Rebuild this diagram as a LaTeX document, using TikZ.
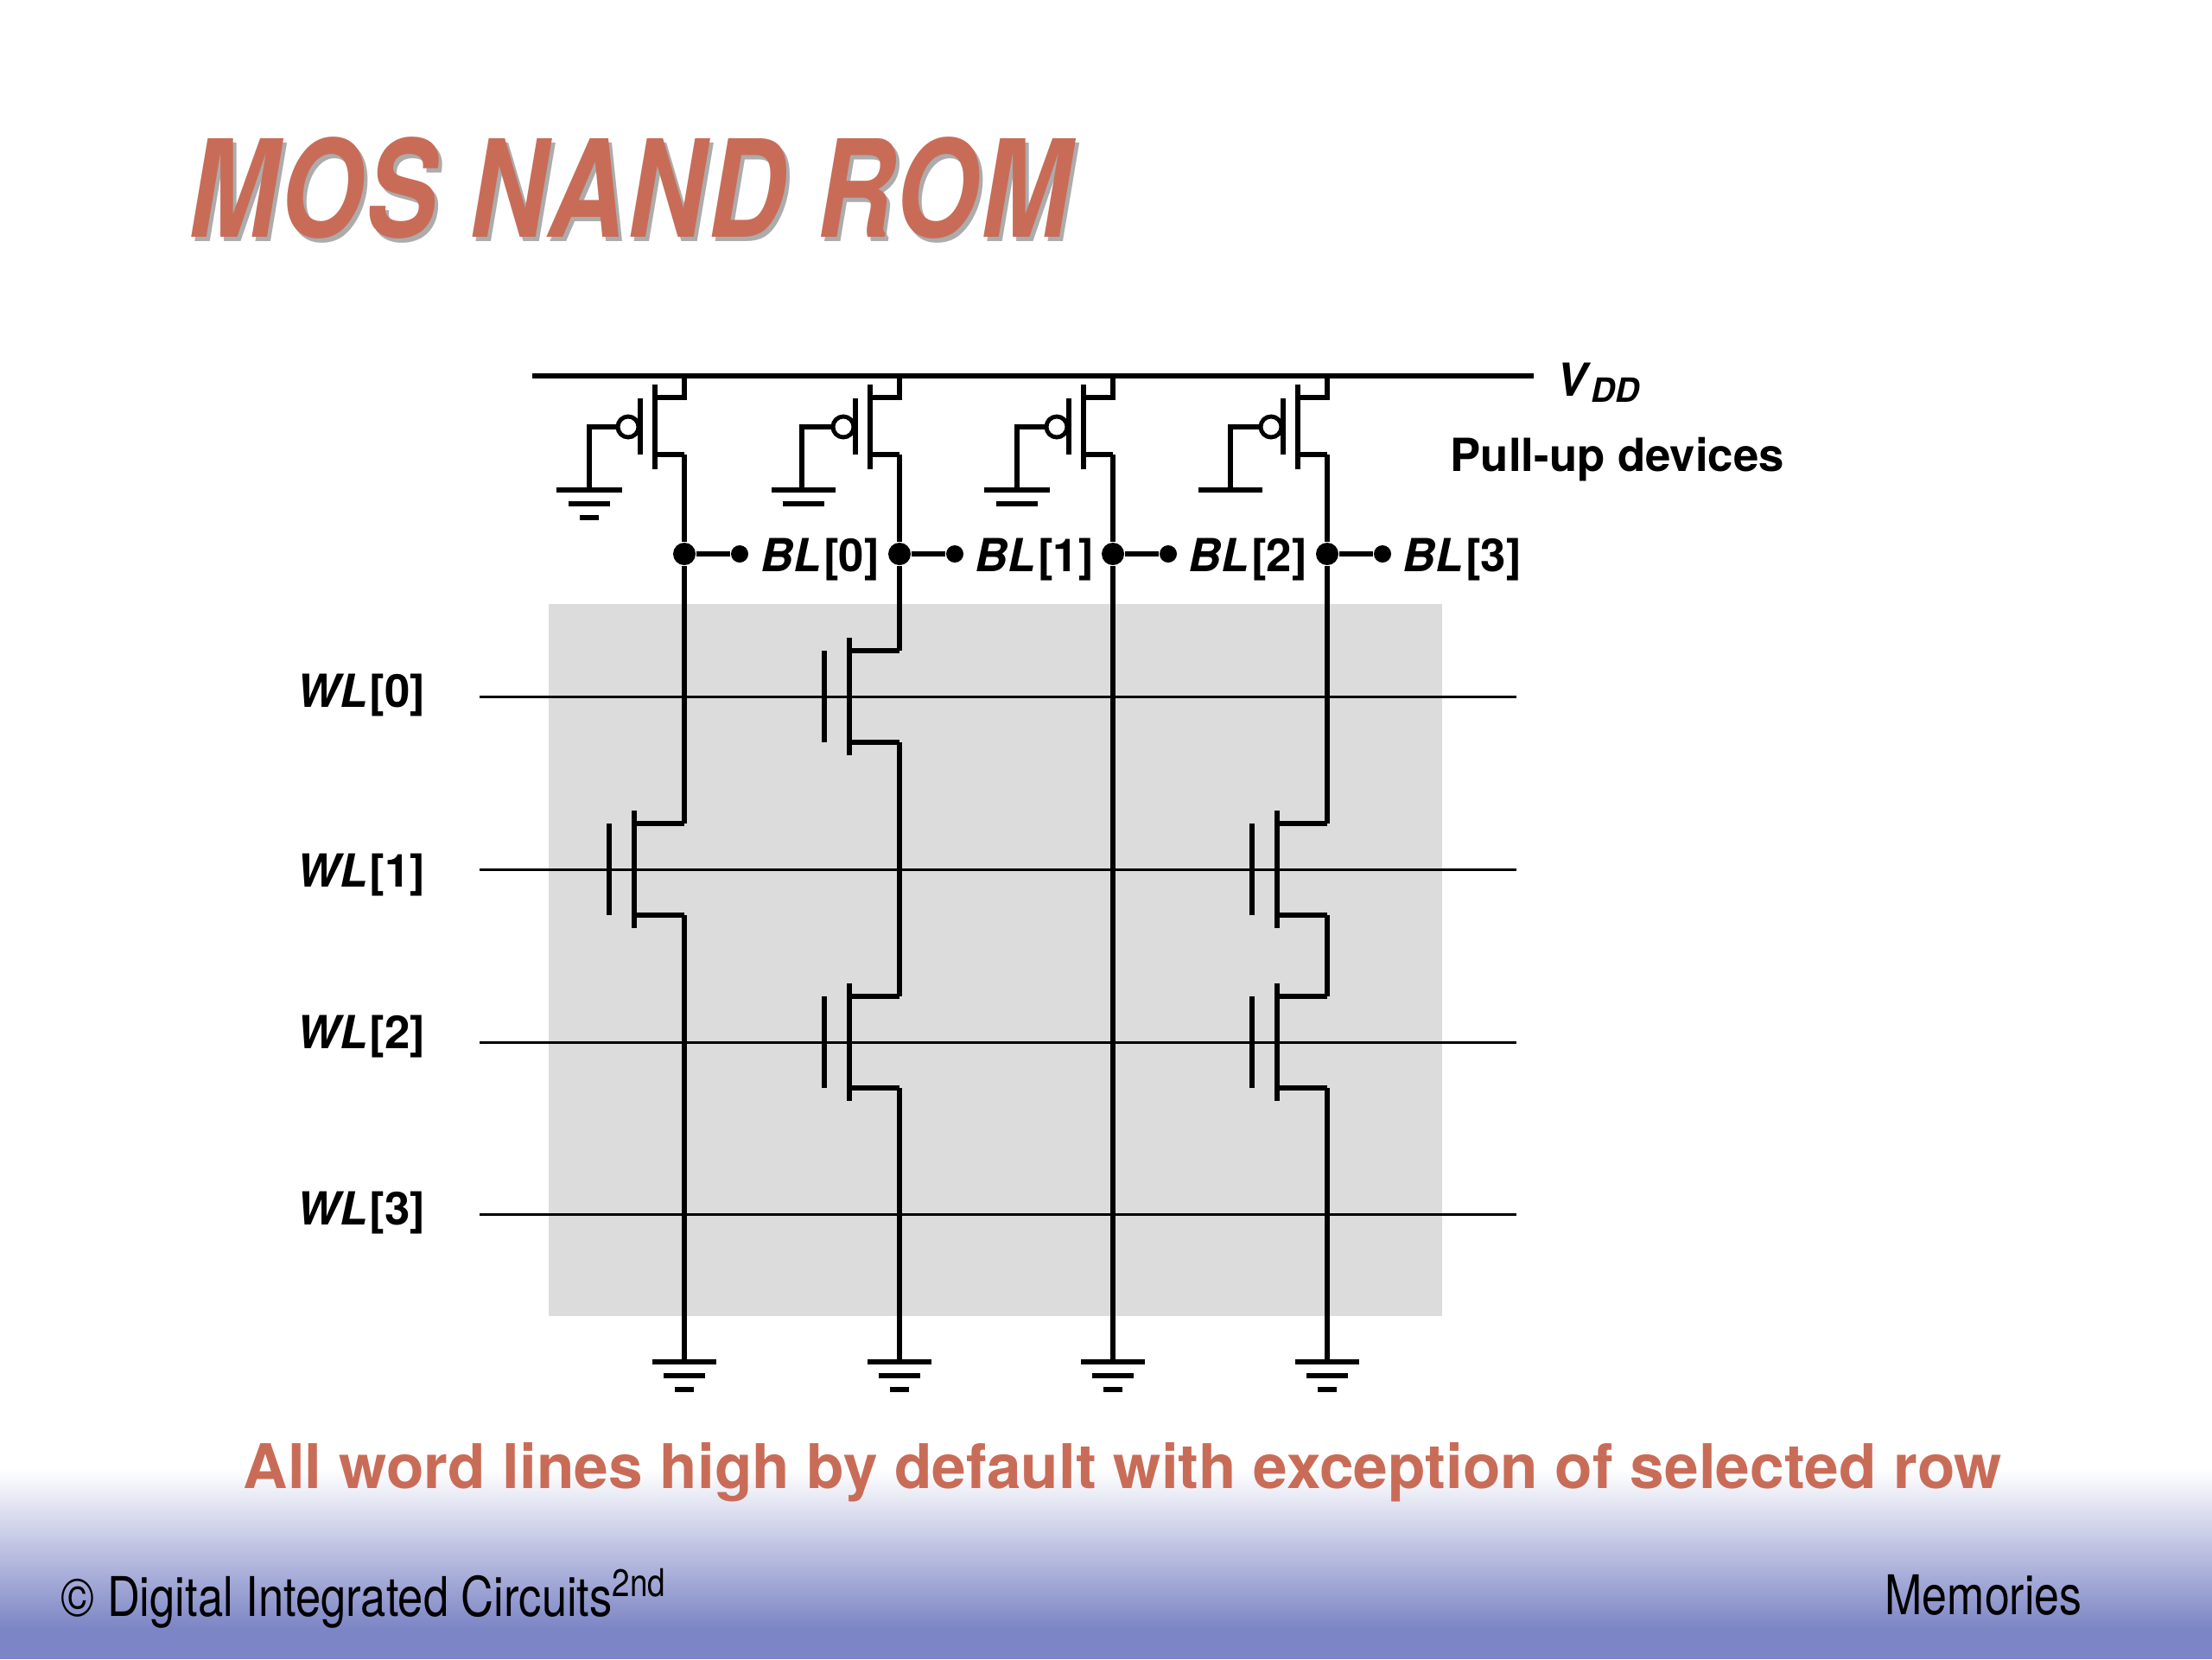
\documentclass[tikz,border=0pt]{standalone}
\usepackage{fontspec}
\setmainfont{TeX Gyre Heros}
\usetikzlibrary{positioning,calc}
\definecolor{titlered}{HTML}{C96C57}
\definecolor{footblue}{HTML}{7C85C5}
\definecolor{arraygrey}{HTML}{DCDCDC}
\newcommand{\lblfont}{\fontsize{15}{15}\selectfont\bfseries}
\newcommand{\titlefont}{\fontsize{44.5}{44.5}\selectfont\bfseries\itshape\addfontfeature{LetterSpace=2.5}}
% pull-up device: #1 name, #2 bit line x, #3 x of gate wire, #4 y of ground bar
\newcommand{\pmosdev}[4]{
    \coordinate (#1s) at (#2,460);
    \coordinate (#1d) at (#2,526);
    \draw[wire] (#2,435) -- (#1s) -- (#2-34,460);
    \draw[wire] (#1d) -- (#2-34,526);
    \draw[wire] (#2-34,445) -- (#2-34,543);
    \draw[wire] (#2-51,461) -- (#2-51,526);
    \node[bubble] (#1g) at (#2-65,494) {};
    \draw[wire] (#1g) -| (#3,#4);
}
% array device: #1 name, #2 bit line x, #3 word line y
\newcommand{\nmosdev}[3]{
    \coordinate (#1d) at (#2,#3-53);
    \coordinate (#1s) at (#2,#3+53);
    \draw[wire] (#1d) -- (#2-58,#3-53);
    \draw[wire] (#1s) -- (#2-58,#3+53);
    \draw[wire] (#2-58,#3-68) -- (#2-58,#3+68);
    \draw[wire] (#2-87,#3-53) -- (#2-87,#3+53);
}
\newcommand{\gndbar}[3]{\draw[bar] (#1-#3,#2) -- (#1+#3,#2);}
\begin{document}
\begin{tikzpicture}[x=0.01cm,y=-0.01cm]
            \tikzstyle{wire}=[line width=1.5pt]
            \tikzstyle{bar}=[line width=1.5pt]
            \tikzstyle{wordline}=[line width=0.85pt]
            \tikzstyle{bigdot}=[circle, fill=black, inner sep=0pt, minimum size=0.26cm]
            \tikzstyle{tapdot}=[circle, fill=black, inner sep=0pt, minimum size=0.2cm]
            \tikzstyle{bubble}=[circle, draw, line width=1.4pt, fill=white, inner sep=0pt, minimum size=0.24cm]
            \tikzstyle{lbl}=[anchor=base west, inner sep=0pt, font=\lblfont]
            \useasboundingbox (0,0) rectangle (2560,1920);
            \fill[white] (0,0) rectangle (2560,1920);
            \shade[top color=white, bottom color=footblue] (0,1700) rectangle (2560,1885);
            \fill[footblue] (0,1885) rectangle (2560,1920);
            \fill[arraygrey] (635,699) rectangle (1669,1523);
            \node[anchor=base west, inner sep=0pt, text=gray!65] (titleshadow) at (222,279)
                {\scalebox{0.79}[1]{\titlefont MOS NAND ROM}};
            \node[anchor=base west, inner sep=0pt, text=titlered] (title) at (218,274)
                {\scalebox{0.79}[1]{\titlefont MOS NAND ROM}};
            % word lines
            \coordinate (wl0a) at (555,806);  \coordinate (wl0b) at (1755,806);
            \coordinate (wl1a) at (555,1006); \coordinate (wl1b) at (1755,1006);
            \coordinate (wl2a) at (555,1206); \coordinate (wl2b) at (1755,1206);
            \coordinate (wl3a) at (555,1405); \coordinate (wl3b) at (1755,1405);
            \draw[wordline] (wl0a) -- (wl0b);
            \draw[wordline] (wl1a) -- (wl1b);
            \draw[wordline] (wl2a) -- (wl2b);
            \draw[wordline] (wl3a) -- (wl3b);
            % supply
            \coordinate (vdda) at (616,435);
            \coordinate (vddb) at (1775,435);
            \draw[line width=1.5pt] (vdda) -- (vddb);
            \pmosdev{p0}{792}{682}{567}
            \pmosdev{p1}{1041}{928}{567}
            \pmosdev{p2}{1288}{1177}{567}
            \pmosdev{p3}{1536}{1424}{567}
            \gndbar{682}{567}{38} \gndbar{682}{583}{24} \gndbar{682}{599}{11}
            \gndbar{930}{567}{37} \gndbar{930}{583}{24}
            \gndbar{1177}{567}{38} \gndbar{1177}{583}{24}
            \gndbar{1424}{567}{37}
            % bit line taps
            \node[bigdot] (bl0) at (792,641) {};
            \node[bigdot] (bl1) at (1041,641) {};
            \node[bigdot] (bl2) at (1288,641) {};
            \node[bigdot] (bl3) at (1536,641) {};
            \node[tapdot] (tap0) at (856,641) {};
            \node[tapdot] (tap1) at (1105,641) {};
            \node[tapdot] (tap2) at (1352,641) {};
            \node[tapdot] (tap3) at (1600,641) {};
            \draw[wire] (bl0) -- (tap0);
            \draw[wire] (bl1) -- (tap1);
            \draw[wire] (bl2) -- (tap2);
            \draw[wire] (bl3) -- (tap3);
            % array devices
            \nmosdev{m0}{1041}{806}
            \nmosdev{m1}{792}{1006}
            \nmosdev{m2}{1536}{1006}
            \nmosdev{m3}{1041}{1206}
            \nmosdev{m4}{1536}{1206}
            \coordinate (g0) at (792,1576);
            \coordinate (g1) at (1041,1576);
            \coordinate (g2) at (1288,1576);
            \coordinate (g3) at (1536,1576);
            \draw[wire] (p0d) -- (bl0) -- (m1d);
            \draw[wire] (m1s) -- (g0);
            \draw[wire] (p1d) -- (bl1) -- (m0d);
            \draw[wire] (m0s) -- (m3d);
            \draw[wire] (m3s) -- (g1);
            \draw[wire] (p2d) -- (bl2) -- (g2);
            \draw[wire] (p3d) -- (bl3) -- (m2d);
            \draw[wire] (m2s) -- (m4d);
            \draw[wire] (m4s) -- (g3);
            \foreach \gx in {792,1041,1288,1536}{
                \gndbar{\gx}{1576}{37} \gndbar{\gx}{1592}{24} \gndbar{\gx}{1608}{11}
            }
            % labels
            \node[lbl] (vddlbl) at (1801,458) {\textit{V}\raisebox{-0.25ex}{\fontsize{11}{11}\selectfont\textit{DD}}};
            \node[lbl] (pulluplbl) at (1678,545) {Pull-up devices};
            \node[lbl] (bllbl0) at (880,661) {\textit{BL}\kern0.04em[0]};
            \node[lbl] (bllbl1) at (1128,661) {\textit{BL}\kern0.04em[1]};
            \node[lbl] (bllbl2) at (1375,661) {\textit{BL}\kern0.04em[2]};
            \node[lbl] (bllbl3) at (1623,661) {\textit{BL}\kern0.04em[3]};
            \node[lbl] (wllbl0) at (343,818) {\textit{WL}\kern0.04em[0]};
            \node[lbl] (wllbl1) at (343,1026) {\textit{WL}\kern0.04em[1]};
            \node[lbl] (wllbl2) at (343,1213) {\textit{WL}\kern0.04em[2]};
            \node[lbl] (wllbl3) at (343,1417) {\textit{WL}\kern0.04em[3]};
            \node[anchor=base west, inner sep=0pt, text=titlered] (note) at (281,1722)
                {\fontsize{20.25}{20.25}\selectfont\bfseries All word lines high by default with exception of selected row};
            \node[anchor=base west, inner sep=0pt] (copyr) at (70,1870)
                {\scalebox{0.83}[1]{\fontsize{18}{18}\selectfont\textcopyright{} Digital Integrated Circuits\textsuperscript{2nd}}};
            \node[anchor=base west, inner sep=0pt] (chapter) at (2181,1868)
                {\scalebox{0.82}[1]{\fontsize{18}{18}\selectfont Memories}};
\end{tikzpicture}
\end{document}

● Goal
All the material shown above is to be copied exactly, with no pictures carried over.

● Task response
Rebuild this diagram as a LaTeX document, using TikZ.
\documentclass[tikz,border=0pt]{standalone}
\usepackage{fontspec}
\setmainfont{TeX Gyre Heros}
\usetikzlibrary{positioning,calc}
\definecolor{titlered}{HTML}{C96C57}
\definecolor{footblue}{HTML}{7C85C5}
\definecolor{arraygrey}{HTML}{DCDCDC}
\newcommand{\lblfont}{\fontsize{15}{15}\selectfont\bfseries}
\newcommand{\titlefont}{\fontsize{44.5}{44.5}\selectfont\bfseries\itshape\addfontfeature{LetterSpace=2.5}}
% pull-up device: #1 name, #2 bit line x, #3 x of gate wire, #4 y of ground bar
\newcommand{\pmosdev}[4]{
    \coordinate (#1s) at (#2,460);
    \coordinate (#1d) at (#2,526);
    \draw[wire] (#2,435) -- (#1s) -- (#2-34,460);
    \draw[wire] (#1d) -- (#2-34,526);
    \draw[wire] (#2-34,445) -- (#2-34,543);
    \draw[wire] (#2-51,461) -- (#2-51,526);
    \node[bubble] (#1g) at (#2-65,494) {};
    \draw[wire] (#1g) -| (#3,#4);
}
% array device: #1 name, #2 bit line x, #3 word line y
\newcommand{\nmosdev}[3]{
    \coordinate (#1d) at (#2,#3-53);
    \coordinate (#1s) at (#2,#3+53);
    \draw[wire] (#1d) -- (#2-58,#3-53);
    \draw[wire] (#1s) -- (#2-58,#3+53);
    \draw[wire] (#2-58,#3-68) -- (#2-58,#3+68);
    \draw[wire] (#2-87,#3-53) -- (#2-87,#3+53);
}
\newcommand{\gndbar}[3]{\draw[bar] (#1-#3,#2) -- (#1+#3,#2);}
\begin{document}
\begin{tikzpicture}[x=0.01cm,y=-0.01cm]
            \tikzstyle{wire}=[line width=1.5pt]
            \tikzstyle{bar}=[line width=1.5pt]
            \tikzstyle{wordline}=[line width=0.85pt]
            \tikzstyle{bigdot}=[circle, fill=black, inner sep=0pt, minimum size=0.26cm]
            \tikzstyle{tapdot}=[circle, fill=black, inner sep=0pt, minimum size=0.2cm]
            \tikzstyle{bubble}=[circle, draw, line width=1.4pt, fill=white, inner sep=0pt, minimum size=0.24cm]
            \tikzstyle{lbl}=[anchor=base west, inner sep=0pt, font=\lblfont]
            \useasboundingbox (0,0) rectangle (2560,1920);
            \fill[white] (0,0) rectangle (2560,1920);
            \shade[top color=white, bottom color=footblue] (0,1700) rectangle (2560,1885);
            \fill[footblue] (0,1885) rectangle (2560,1920);
            \fill[arraygrey] (635,699) rectangle (1669,1523);
            \node[anchor=base west, inner sep=0pt, text=gray!65] (titleshadow) at (222,279)
                {\scalebox{0.79}[1]{\titlefont MOS NAND ROM}};
            \node[anchor=base west, inner sep=0pt, text=titlered] (title) at (218,274)
                {\scalebox{0.79}[1]{\titlefont MOS NAND ROM}};
            % word lines
            \coordinate (wl0a) at (555,806);  \coordinate (wl0b) at (1755,806);
            \coordinate (wl1a) at (555,1006); \coordinate (wl1b) at (1755,1006);
            \coordinate (wl2a) at (555,1206); \coordinate (wl2b) at (1755,1206);
            \coordinate (wl3a) at (555,1405); \coordinate (wl3b) at (1755,1405);
            \draw[wordline] (wl0a) -- (wl0b);
            \draw[wordline] (wl1a) -- (wl1b);
            \draw[wordline] (wl2a) -- (wl2b);
            \draw[wordline] (wl3a) -- (wl3b);
            % supply
            \coordinate (vdda) at (616,435);
            \coordinate (vddb) at (1775,435);
            \draw[line width=1.5pt] (vdda) -- (vddb);
            \pmosdev{p0}{792}{682}{567}
            \pmosdev{p1}{1041}{928}{567}
            \pmosdev{p2}{1288}{1177}{567}
            \pmosdev{p3}{1536}{1424}{567}
            \gndbar{682}{567}{38} \gndbar{682}{583}{24} \gndbar{682}{599}{11}
            \gndbar{930}{567}{37} \gndbar{930}{583}{24}
            \gndbar{1177}{567}{38} \gndbar{1177}{583}{24}
            \gndbar{1424}{567}{37}
            % bit line taps
            \node[bigdot] (bl0) at (792,641) {};
            \node[bigdot] (bl1) at (1041,641) {};
            \node[bigdot] (bl2) at (1288,641) {};
            \node[bigdot] (bl3) at (1536,641) {};
            \node[tapdot] (tap0) at (856,641) {};
            \node[tapdot] (tap1) at (1105,641) {};
            \node[tapdot] (tap2) at (1352,641) {};
            \node[tapdot] (tap3) at (1600,641) {};
            \draw[wire] (bl0) -- (tap0);
            \draw[wire] (bl1) -- (tap1);
            \draw[wire] (bl2) -- (tap2);
            \draw[wire] (bl3) -- (tap3);
            % array devices
            \nmosdev{m0}{1041}{806}
            \nmosdev{m1}{792}{1006}
            \nmosdev{m2}{1536}{1006}
            \nmosdev{m3}{1041}{1206}
            \nmosdev{m4}{1536}{1206}
            \coordinate (g0) at (792,1576);
            \coordinate (g1) at (1041,1576);
            \coordinate (g2) at (1288,1576);
            \coordinate (g3) at (1536,1576);
            \draw[wire] (p0d) -- (bl0) -- (m1d);
            \draw[wire] (m1s) -- (g0);
            \draw[wire] (p1d) -- (bl1) -- (m0d);
            \draw[wire] (m0s) -- (m3d);
            \draw[wire] (m3s) -- (g1);
            \draw[wire] (p2d) -- (bl2) -- (g2);
            \draw[wire] (p3d) -- (bl3) -- (m2d);
            \draw[wire] (m2s) -- (m4d);
            \draw[wire] (m4s) -- (g3);
            \foreach \gx in {792,1041,1288,1536}{
                \gndbar{\gx}{1576}{37} \gndbar{\gx}{1592}{24} \gndbar{\gx}{1608}{11}
            }
            % labels
            \node[lbl] (vddlbl) at (1801,458) {\textit{V}\raisebox{-0.25ex}{\fontsize{11}{11}\selectfont\textit{DD}}};
            \node[lbl] (pulluplbl) at (1678,545) {Pull-up devices};
            \node[lbl] (bllbl0) at (880,661) {\textit{BL}\kern0.04em[0]};
            \node[lbl] (bllbl1) at (1128,661) {\textit{BL}\kern0.04em[1]};
            \node[lbl] (bllbl2) at (1375,661) {\textit{BL}\kern0.04em[2]};
            \node[lbl] (bllbl3) at (1623,661) {\textit{BL}\kern0.04em[3]};
            \node[lbl] (wllbl0) at (343,818) {\textit{WL}\kern0.04em[0]};
            \node[lbl] (wllbl1) at (343,1026) {\textit{WL}\kern0.04em[1]};
            \node[lbl] (wllbl2) at (343,1213) {\textit{WL}\kern0.04em[2]};
            \node[lbl] (wllbl3) at (343,1417) {\textit{WL}\kern0.04em[3]};
            \node[anchor=base west, inner sep=0pt, text=titlered] (note) at (281,1722)
                {\fontsize{20.25}{20.25}\selectfont\bfseries All word lines high by default with exception of selected row};
            \node[anchor=base west, inner sep=0pt] (copyr) at (70,1870)
                {\scalebox{0.83}[1]{\fontsize{18}{18}\selectfont\textcopyright{} Digital Integrated Circuits\textsuperscript{2nd}}};
            \node[anchor=base west, inner sep=0pt] (chapter) at (2181,1868)
                {\scalebox{0.82}[1]{\fontsize{18}{18}\selectfont Memories}};
\end{tikzpicture}
\end{document}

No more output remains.